2. The smart bhikku detaches from every thing but a single focus/point (Pali: nimitta).

3. Then, when he has let go of all but the single point, he dumps the point and ‘waits’ as limitless virtual sameness (i.e. nibbana).

3. The smarter bhikku simulates all the former, and achieves the same result.

4. Make your own salvation with diligence.

1. It is crucial to read what Guatama actually said, or is alleged to have said.

2. Concentration, in fact condensation, hence de-fragmentation, hence coming to rest) is the key to the achievement of nibbana, the perfect bhikku’s pen-ultimate goal. Concentration as choice-less alertness/readiness (rather than awareness) is one route. Gautama claimed later that reactivation of the ability to generate choice-less alertness, available to all children up to about the age of 9, was the technique he used to peak his concentration (i.e. via the 1st  Jhana) to reach the breakthrough to his goal.  The other, the tough path, is to achieve perfect absorption in a focus, then let go of that focus, thereby also attaining choice-less (meaning random access) alertness/readiness.

3. A home (i.e. an differential fact as identifiable unit of realness) is symbolized as the digit 1. Nibbana is the gap between two 1’s, i.e. two hits, strikes or contacts (often symbolized by the 0). If you are quick enough to ‘wait’ between any two 1’s, you’ve experienced (actually passed through unconsciously)  nibbana, and atta too. The trick is to experience nibbana with full consciousness. It can be done by returning a relatively gross home (i.e. an overheated system) to a relatively gross state of rest (i.e. to an acceptable state of coolness or calmness. This normally happens during relaxation training.

4. It’s easier if you cheat, that is to say, if you go at the problem in a perfectly natural and sponaeous, rather than accultured (i.e. brainswashed and tinged) manner.    

The final circuit (ending in a point), takes about 7 weeks. It took me 35 years + 7 weeks to touch down on the other shore, and I was smart, fearless and financially and emotionally independent. Now it takes me less than a second to get disconnected.

5. Rely on no one, not even the Dalai Lama. Gautama got there without the help of a Tibetan tulku.

 

 

Warnings

 

1. Your path to nibbana  (i.e. your visudhimagga) will be lonely, diffucult and dangerous. It’s the Razor’s Edge Path par excellence.

2. Avoid local bhikkus as the plague.

3. Gradual detachment, i.e. as dehabituation and/or dissociation, eventually removes you completely from the everyday world. Hence, perfection of the path to nibbana should be undertaken only if you are completely independent, healthy, fearless and quick.
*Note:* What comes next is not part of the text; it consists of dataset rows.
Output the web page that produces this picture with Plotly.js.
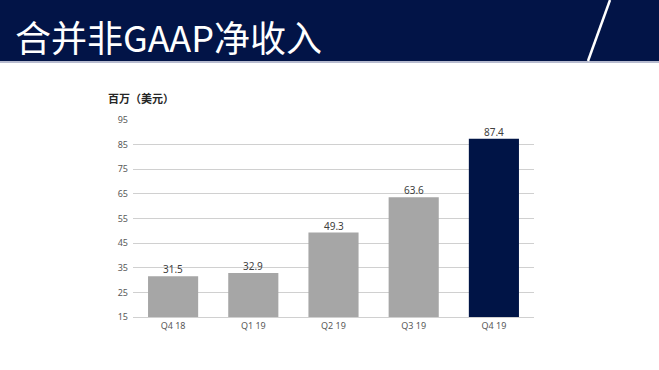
<!DOCTYPE html>
<html>
<head>
<meta charset="utf-8">
<script src="https://cdn.plot.ly/plotly-3.0.1.min.js"></script>
<style>html,body{margin:0;padding:0;background:#fff;}#chart{width:659px;height:370px;}</style>
</head>
<body>
<div id="chart"></div>
<script>
const categories = ["Q4 18", "Q1 19", "Q2 19", "Q3 19", "Q4 19"];
const values = [31.5, 32.9, 49.3, 63.6, 87.4];
const yTicks = [15, 25, 35, 45, 55, 65, 75, 85, 95];
const barColors = ["#a6a6a6", "#a6a6a6", "#a6a6a6", "#a6a6a6", "#001446"];
const titleText = "合并非GAAP净收入";
const yUnit = "百万（美元）";

const W = 659, H = 370;
const M = {l: 133, r: 125, t: 120, b: 53};
const pw = W - M.l - M.r, ph = H - M.t - M.b;
const px = x => (x - M.l) / pw;
const py = y => (H - M.b - y) / ph;

const font = "'Noto Sans', 'Noto Sans CJK SC', sans-serif";

const trace = {
  type: "bar",
  x: categories,
  y: values,
  marker: {color: barColors, line: {width: 0}},
  hoverinfo: "skip"
};

const valueLabels = categories.map((c, i) => ({
  text: values[i].toFixed(1), x: c, y: values[i], xref: "x", yref: "y",
  xanchor: "center", yanchor: "bottom", showarrow: false, yshift: -2,
  font: {family: font, size: 10, color: "#404040"}
}));

const layout = {
  width: W, height: H,
  margin: M,
  paper_bgcolor: "#ffffff",
  plot_bgcolor: "#ffffff",
  showlegend: false,
  bargap: 0.375,
  font: {family: font},
  xaxis: {
    type: "category",
    showgrid: false,
    showline: true, linecolor: "#d0d0d0", linewidth: 1,
    ticks: "",
    tickfont: {family: font, size: 9, color: "#595959"},
    fixedrange: true
  },
  yaxis: {
    range: [15, 95],
    tickvals: yTicks,
    ticktext: yTicks.map(String),
    showgrid: true, gridcolor: "#d0d0d0", gridwidth: 1,
    zeroline: false, showline: false,
    ticks: "",
    ticklabelstandoff: 4,
    tickfont: {family: font, size: 9, color: "#595959"},
    fixedrange: true
  },
  shapes: [
    {type: "rect", xref: "paper", yref: "paper",
     x0: px(0), x1: px(W), y0: py(61), y1: py(0),
     fillcolor: "#021447", line: {width: 0}, layer: "below"},
    {type: "line", xref: "paper", yref: "paper",
     x0: px(0), x1: px(W), y0: py(62), y1: py(62),
     line: {color: "#b7bbcf", width: 2}},
    {type: "line", xref: "paper", yref: "paper",
     x0: px(610), x1: px(588), y0: py(0), y1: py(61),
     line: {color: "#ffffff", width: 2.5}}
  ],
  annotations: [
    {text: titleText, xref: "paper", yref: "paper",
     x: px(13), y: py(36), xanchor: "left", yanchor: "middle",
     showarrow: false,
     font: {family: "'Noto Sans CJK SC', sans-serif", size: 36, color: "#ffffff"}},
    {text: "<b>" + yUnit + "</b>", xref: "paper", yref: "paper",
     x: px(106), y: py(98), xanchor: "left", yanchor: "middle",
     showarrow: false,
     font: {family: "'Noto Sans CJK SC', sans-serif", size: 11, color: "#262626"}}
  ].concat(valueLabels)
};

Plotly.newPlot("chart", [trace], layout, {displayModeBar: false, staticPlot: true});
</script>
</body>
</html>
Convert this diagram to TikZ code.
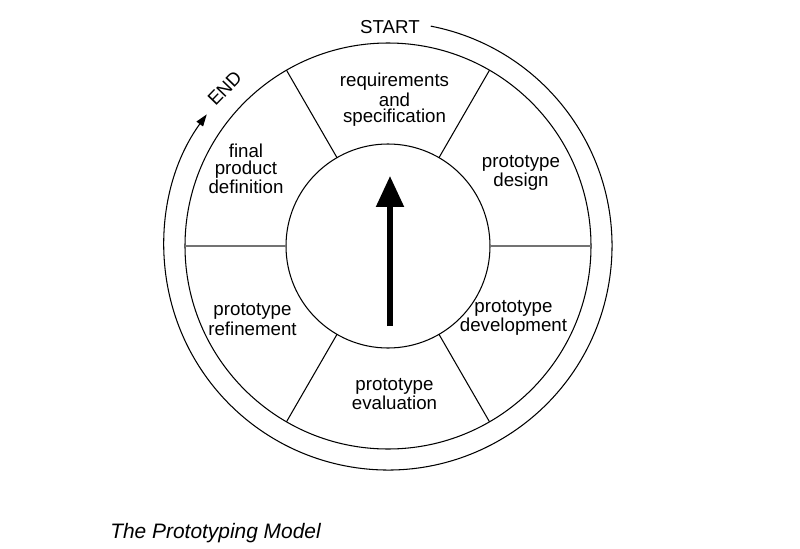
\documentclass[tikz,border=0pt]{standalone}
\usepackage{fontspec}
\setmainfont{Liberation Sans}
\usetikzlibrary{arrows.meta}
\begin{document}
\begin{tikzpicture}[x=0.02cm,y=0.02cm,
    thinline/.style={line width=0.6pt},
    phase/.style={align=center,inner sep=0pt,font=\fontsize{10.65}{9.4}\selectfont},
    tag/.style={inner sep=0pt,font=\fontsize{10.65}{12}\selectfont}]
    \useasboundingbox (-388,-302) rectangle (412,246);
    % wheel
    \coordinate (c) at (0,0);
    \draw[thinline] (c) circle (203);
    \draw[thinline] (c) circle (102);
    \foreach \a in {60,120,240,300}
        \draw[thinline] (\a:102) -- (\a:203);
    \foreach \a in {0,180}
        \draw[thinline,black!55] (\a:102) -- (\a:203);
    % phases
    \node[phase] (req) at (6.5,146) {requirements\\and\\specification};
    \node[phase] (des) at (133,73) {prototype\\design};
    \node[phase] (dev) at (125.5,-72) {prototype\\development};
    \node[phase] (eva) at (6.5,-148) {prototype\\evaluation};
    \node[phase] (ref) at (-135.5,-73.5) {prototype\\refinement};
    \node[phase] (fin) at (-142,77) {final\\product\\definition};
    % centre arrow
    \coordinate (tail) at (2,-80);
    \coordinate (tip) at (2,70);
    \draw[line width=3pt,-{Triangle[width=0.54cm,length=0.62cm]}] (tail) -- (tip);
    % outer loop
    \node[tag] (start) at (2,219) {START};
    \node[tag,rotate=46] (end) at (136:227) {END};
    \draw[thinline,-{Triangle[width=0.16cm,length=0.24cm]}] (79:224) arc[start angle=79,end angle=-216,radius=224];
    % caption
    \node[anchor=west,inner sep=0pt,font=\fontsize{11.9}{14}\selectfont\itshape] (cap) at (-278,-287) {The Prototyping Model};
\end{tikzpicture}
\end{document}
The perfect bhikku’s goal is a dead end. 

Make a will before you go forth.

 

1. Few survive the rigors of the dreary and arduous path to nibbana (invented by the followers of the Buddha). Less succeed.

2. The failure rate is so high because the path to nibbana, and which everyone begins and ends countless times every day, has been intentionally obscured and complicated by self-serving Buddhist cult officials. Hence, be wary of Buddhist priests offering wonderful methods for this and/or happy solutions in another existence. Buddhist cult officials (mostly sedentary, geriatric, small-town bhikkus or American, Thai or Lankan expats) have a vested interest to make the path difficult and the goal unattainable in this life. After all, that’s how they make a living.
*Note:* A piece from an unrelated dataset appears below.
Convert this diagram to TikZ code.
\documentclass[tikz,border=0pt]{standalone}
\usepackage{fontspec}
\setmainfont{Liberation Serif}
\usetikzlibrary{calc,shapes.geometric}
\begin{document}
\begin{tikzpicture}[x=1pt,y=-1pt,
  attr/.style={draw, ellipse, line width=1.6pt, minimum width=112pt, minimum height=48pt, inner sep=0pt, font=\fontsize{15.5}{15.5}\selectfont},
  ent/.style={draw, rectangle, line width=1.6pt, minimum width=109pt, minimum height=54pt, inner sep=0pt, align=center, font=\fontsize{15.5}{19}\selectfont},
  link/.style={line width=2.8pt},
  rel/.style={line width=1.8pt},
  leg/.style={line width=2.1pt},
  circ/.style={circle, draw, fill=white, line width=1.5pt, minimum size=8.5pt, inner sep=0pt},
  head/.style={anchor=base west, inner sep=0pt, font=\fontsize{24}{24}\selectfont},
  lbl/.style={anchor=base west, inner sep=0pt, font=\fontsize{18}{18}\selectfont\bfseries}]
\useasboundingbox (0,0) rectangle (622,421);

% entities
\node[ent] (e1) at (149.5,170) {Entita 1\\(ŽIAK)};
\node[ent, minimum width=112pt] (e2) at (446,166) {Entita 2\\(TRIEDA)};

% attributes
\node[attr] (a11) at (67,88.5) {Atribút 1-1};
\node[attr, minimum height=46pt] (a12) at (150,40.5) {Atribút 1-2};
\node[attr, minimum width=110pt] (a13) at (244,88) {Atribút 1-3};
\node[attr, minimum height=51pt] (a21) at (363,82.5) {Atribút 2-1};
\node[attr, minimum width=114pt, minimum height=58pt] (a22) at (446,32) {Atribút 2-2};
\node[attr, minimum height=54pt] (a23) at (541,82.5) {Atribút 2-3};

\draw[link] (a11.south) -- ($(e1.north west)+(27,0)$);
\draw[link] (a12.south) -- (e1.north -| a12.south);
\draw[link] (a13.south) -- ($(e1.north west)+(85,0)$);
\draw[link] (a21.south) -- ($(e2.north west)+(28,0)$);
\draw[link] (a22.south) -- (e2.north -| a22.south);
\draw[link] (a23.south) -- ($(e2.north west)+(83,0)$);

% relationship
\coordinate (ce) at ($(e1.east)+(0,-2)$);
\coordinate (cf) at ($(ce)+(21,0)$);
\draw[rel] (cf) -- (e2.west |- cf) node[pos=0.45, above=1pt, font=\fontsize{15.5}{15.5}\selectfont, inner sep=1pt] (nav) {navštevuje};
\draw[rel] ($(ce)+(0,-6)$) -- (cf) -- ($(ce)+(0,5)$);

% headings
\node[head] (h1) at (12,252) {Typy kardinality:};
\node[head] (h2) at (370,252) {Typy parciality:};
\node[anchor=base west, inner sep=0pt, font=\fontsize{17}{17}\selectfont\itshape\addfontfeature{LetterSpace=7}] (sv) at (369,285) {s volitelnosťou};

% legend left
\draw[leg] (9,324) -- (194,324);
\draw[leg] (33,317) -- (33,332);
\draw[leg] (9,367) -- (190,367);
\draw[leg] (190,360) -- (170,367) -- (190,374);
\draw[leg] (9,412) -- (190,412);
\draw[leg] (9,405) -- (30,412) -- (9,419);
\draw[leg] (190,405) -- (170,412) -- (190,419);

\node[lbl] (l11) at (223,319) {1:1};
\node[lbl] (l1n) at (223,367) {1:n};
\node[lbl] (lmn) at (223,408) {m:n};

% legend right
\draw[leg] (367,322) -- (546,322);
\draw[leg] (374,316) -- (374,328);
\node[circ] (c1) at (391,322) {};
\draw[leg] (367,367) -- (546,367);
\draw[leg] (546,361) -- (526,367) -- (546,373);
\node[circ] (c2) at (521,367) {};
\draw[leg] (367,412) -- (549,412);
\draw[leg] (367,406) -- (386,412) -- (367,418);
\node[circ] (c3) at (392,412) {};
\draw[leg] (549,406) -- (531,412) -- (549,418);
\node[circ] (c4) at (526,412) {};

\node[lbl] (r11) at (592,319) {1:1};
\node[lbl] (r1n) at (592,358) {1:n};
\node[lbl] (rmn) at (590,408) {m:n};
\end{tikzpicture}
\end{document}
3. When the Buddha started his campaign, nibbana was reached easily and quickly by means of the liberating insight, as Kondañña et al confirmed. It still is. The trick is to eliminate early life cultural imprinting in order to recover one’s innate spontaneity.

 

Things You'll Need

 

1. Common sense

2. Fearlessness

3. Reliable ground support, i.e. caring parents (or a sibling) who will pull you out of the mess you’ll get yourself into, no matter what.

4. A safety net that will protect you if you get pulled into the abyss or over the edge.

5. No libido.

6.Whole body/mind expectation that you will succeed.

7. Sheer luck

8. Absolute faith, i.e. that you can do it and that you will survive

 

 

 

1. A healthy native intelligence, common sense and a normal capacity for lateral thinking and feeling. Don’t suffer fools and/or professional devotees. It’s your head that’s on the block. Prepare yourself as you would for any expedition into the unknown, like Ulysses, “who passed beyond the utmost bounds of human thought”.  If you succeed, you won’t come back. If you don’t succeed, you won’t want to come back. The next best thing to either success or failure to achieve the ultimate goal is to join the Sangha and live the good life, chanting useless prayers and suttas, collecting donations, translating scriptures and promising world peace and the deliverance of all beings from Samsara.

2. Initially the fearlessness of naïve beginner; later on courage is needed. If you’re not lucky, stay at home.

4. Regular reality testing keeps you sane. Regular health recovery periods (i.e. holy days) are de riguer.

5. That’s the key. For ‘libido’ read: urge to life or life driver (Pali: jivitindruiya)

6. Expect to succeed. If you don’t, you won’t. Expectation is the key to the sudden death mode of reaching nirvana. “If you don’t expect the unexpected, how can you find?”  Collision has to be with a random event. Hence go in search of the random if you want to reach nirvana (and awakening and enlightenment) quickly.